Banking sector loans pick up pace

18 June 2018 12:38 pm Views - 3834

Sri Lanka’s banking sector loans accelerated during the last three months as people continued to borrow more for consumption defying higher interest rates, SMEs for their working capital and some corporates to complete their mega expansion projects. 


According to data observed by Mirror Business, Sri Lanka’s banking sector has loaned a mammoth Rs.354 billion in new loans during the first four months of the year, approaching half of the total loans given by the banking sector in the whole of 2017. 

 
Sri Lanka’s banks are well on course to surpass a trillion rupees in loans for 2018, given the same pace continues.  

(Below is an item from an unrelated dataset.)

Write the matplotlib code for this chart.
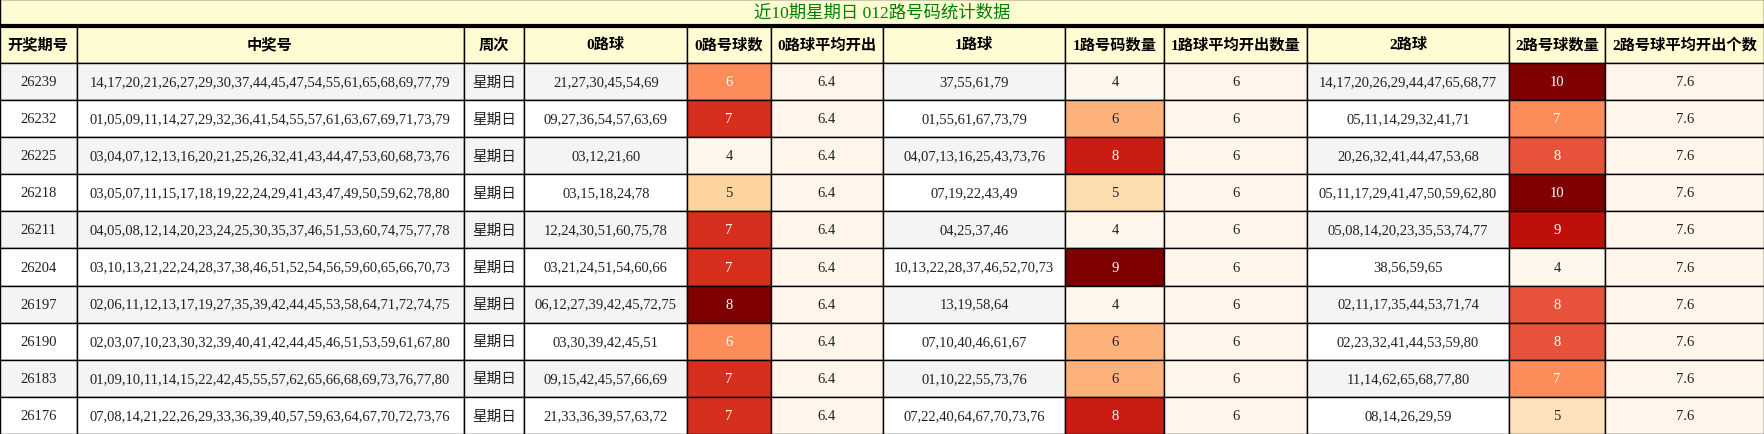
import matplotlib
matplotlib.use("Agg")
import matplotlib.pyplot as plt
from matplotlib.patches import Rectangle

title = "近10期星期日 012路号码统计数据"
headers = ["开奖期号", "中奖号", "周次", "0路球", "0路号球数", "0路球平均开出",
           "1路球", "1路号码数量", "1路球平均开出数量", "2路球", "2路号球数量", "2路号球平均开出个数"]
periods = ["26239", "26232", "26225", "26218", "26211", "26204", "26197", "26190", "26183", "26176"]
draws = [
    "14,17,20,21,26,27,29,30,37,44,45,47,54,55,61,65,68,69,77,79",
    "01,05,09,11,14,27,29,32,36,41,54,55,57,61,63,67,69,71,73,79",
    "03,04,07,12,13,16,20,21,25,26,32,41,43,44,47,53,60,68,73,76",
    "03,05,07,11,15,17,18,19,22,24,29,41,43,47,49,50,59,62,78,80",
    "04,05,08,12,14,20,23,24,25,30,35,37,46,51,53,60,74,75,77,78",
    "03,10,13,21,22,24,28,37,38,46,51,52,54,56,59,60,65,66,70,73",
    "02,06,11,12,13,17,19,27,35,39,42,44,45,53,58,64,71,72,74,75",
    "02,03,07,10,23,30,32,39,40,41,42,44,45,46,51,53,59,61,67,80",
    "01,09,10,11,14,15,22,42,45,55,57,62,65,66,68,69,73,76,77,80",
    "07,08,14,21,22,26,29,33,36,39,40,57,59,63,64,67,70,72,73,76",
]
weekday = ["星期日"] * 10
road0 = ["21,27,30,45,54,69", "09,27,36,54,57,63,69", "03,12,21,60", "03,15,18,24,78",
         "12,24,30,51,60,75,78", "03,21,24,51,54,60,66", "06,12,27,39,42,45,72,75",
         "03,30,39,42,45,51", "09,15,42,45,57,66,69", "21,33,36,39,57,63,72"]
cnt0 = [6, 7, 4, 5, 7, 7, 8, 6, 7, 7]
avg0 = ["6.4"] * 10
road1 = ["37,55,61,79", "01,55,61,67,73,79", "04,07,13,16,25,43,73,76", "07,19,22,43,49",
         "04,25,37,46", "10,13,22,28,37,46,52,70,73", "13,19,58,64", "07,10,40,46,61,67",
         "01,10,22,55,73,76", "07,22,40,64,67,70,73,76"]
cnt1 = [4, 6, 8, 5, 4, 9, 4, 6, 6, 8]
avg1 = ["6"] * 10
road2 = ["14,17,20,26,29,44,47,65,68,77", "05,11,14,29,32,41,71", "20,26,32,41,44,47,53,68",
         "05,11,17,29,41,47,50,59,62,80", "05,08,14,20,23,35,53,74,77", "38,56,59,65",
         "02,11,17,35,44,53,71,74", "02,23,32,41,44,53,59,80", "11,14,62,65,68,77,80", "08,14,26,29,59"]
cnt2 = [10, 7, 8, 10, 9, 4, 8, 8, 7, 5]
avg2 = ["7.6"] * 10

W, H = 1764, 435
s = 1764 / 1568
colx = [0, 68, 412, 466, 611, 685, 785, 947, 1035, 1162, 1341, 1427, 1568]
colx = [c * s for c in colx]
ys = 435 / 388
title_h = 24 * ys
head_h = 33 * ys
row_h = (H - title_h - head_h) / 10

fig = plt.figure(figsize=(W / 100, H / 100), dpi=100)
ax = fig.add_axes([0, 0, 1, 1])
ax.set_xlim(0, W)
ax.set_ylim(H, 0)
ax.axis("off")

serif = ["Liberation Serif", "Noto Sans CJK SC"]
header_bg = "#fffbd2"
avg_bg = "#fff5eb"
cmap = plt.get_cmap("OrRd")

ax.add_patch(Rectangle((0, 0), W, title_h, facecolor=header_bg, edgecolor="black", lw=1))
ax.plot([0, W], [title_h, title_h], color="black", lw=3)
ax.text(W / 2, title_h / 2, title, color="#008000", fontsize=12.5, ha="center", va="center",
        family=serif)

for i, h in enumerate(headers):
    x0, x1 = colx[i], colx[i + 1]
    ax.add_patch(Rectangle((x0, title_h), x1 - x0, head_h, facecolor=header_bg, edgecolor="black", lw=1))
    ax.text((x0 + x1) / 2, title_h + head_h / 2, h, fontsize=11, fontweight="bold",
            ha="center", va="center", family=serif)

cols = [periods, draws, weekday, road0, cnt0, avg0, road1, cnt1, avg1, road2, cnt2, avg2]
heat = {4: cnt0, 7: cnt1, 10: cnt2}
for r in range(10):
    y0 = title_h + head_h + r * row_h
    base = "#f4f4f4" if r % 2 == 0 else "#ffffff"
    for c in range(12):
        x0, x1 = colx[c], colx[c + 1]
        txtc = "#222222"
        fam = serif
        val = cols[c][r]
        if c in heat:
            arr = heat[c]
            t = (val - min(arr)) / (max(arr) - min(arr))
            fc = cmap(t)
            if t >= 0.4 and not (c == 7 and val == 6):
                txtc = "white"
        elif c in (5, 8, 11):
            fc = avg_bg
        else:
            fc = base
        if c == 2:
            fam = ["Noto Sans CJK SC"]
        ax.add_patch(Rectangle((x0, y0), x1 - x0, row_h, facecolor=fc, edgecolor="black", lw=1))
        ax.text((x0 + x1) / 2, y0 + row_h / 2, str(val), fontsize=10.5, color=txtc,
                ha="center", va="center", family=fam)

fig.savefig("out.png", dpi=100)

In 2017, Sri Lanka’s banks gave out Rs.890 billion in new loans, the highest in any year. 
The Central Bank also acknowledges that there is a marginal uptick in bank lending as the numbers point to an upward trajectory in the overall direction.  


The year-on-year growth in new loans has been picking up pace from a low of 14.2 percent in February to 15.1 percent in March and further up to 15.2 percent in April. 


However, the year-on-year growths have been easing since the credit bubble created in 2015 due to imprudent monetary and fiscal policies. In 2015, the banking sector loans grew by 21.1 percent and came down to 17.5 percent in the following year, and further down to 16.1 percent last year.   


The data reflects the banking sector is humming although the overall economy is wobbling. 
This obvious paradox explains that the bulk of this money created by the banks are either going mostly to unproductive segments of the economy or those money-hungry projects aren’t yet generating a decent return due to the poor business environment. 


Last week Mirror Business showed that one fifth of the loans going into consumption, but there is a drought of funds into the manufacturing and agriculture sectors. 


Most Sri Lankans borrow to settle their existing loans, obtained when the rates were higher. 
The first four months’ bank loans have not felt the full impact of the surprise policy rate cut made in early April. In April, the Central Bank cut its Statutory Lending Facility Rate by 25 basis points to 8.50 percent.

The full impact of it will be seen in the months that follow April, as the banks will try to push their loan books faster by revising down their loans. 


At the time, many economists and analysts queried the rationale for a rate cut, which mostly appeared political than economic, as the regional economies were doing the opposite in response to the increase in the federal funds rate in the United States. 


From the beginning of the year through June 10, foreigners sold Rs.22.5 billion worth of government bonds. Hence, further cuts in local rates can spark chaos in the economy as the rupee has already lost 3.5 percent of its value against the dollar.         


The data also point out that the loan growth is generally higher during the second half of the year than during the first half. 


Further, the banks remain relatively rich in capital as large banks raised Rs.42 billion in equity and Rs.11 billion in debt to stay compliant with the BASEL III thresholds coming into effect from January 1, 2018. 


Therefore the banks now rich in funds are prepared to lend at very competitive rates. 


One large private lender recently advertised 7-year vehicle leasing facilities at 13.5 percent, a very attractive rate, but the funds go into the highly unproductive sector, indicating the aforementioned paradox.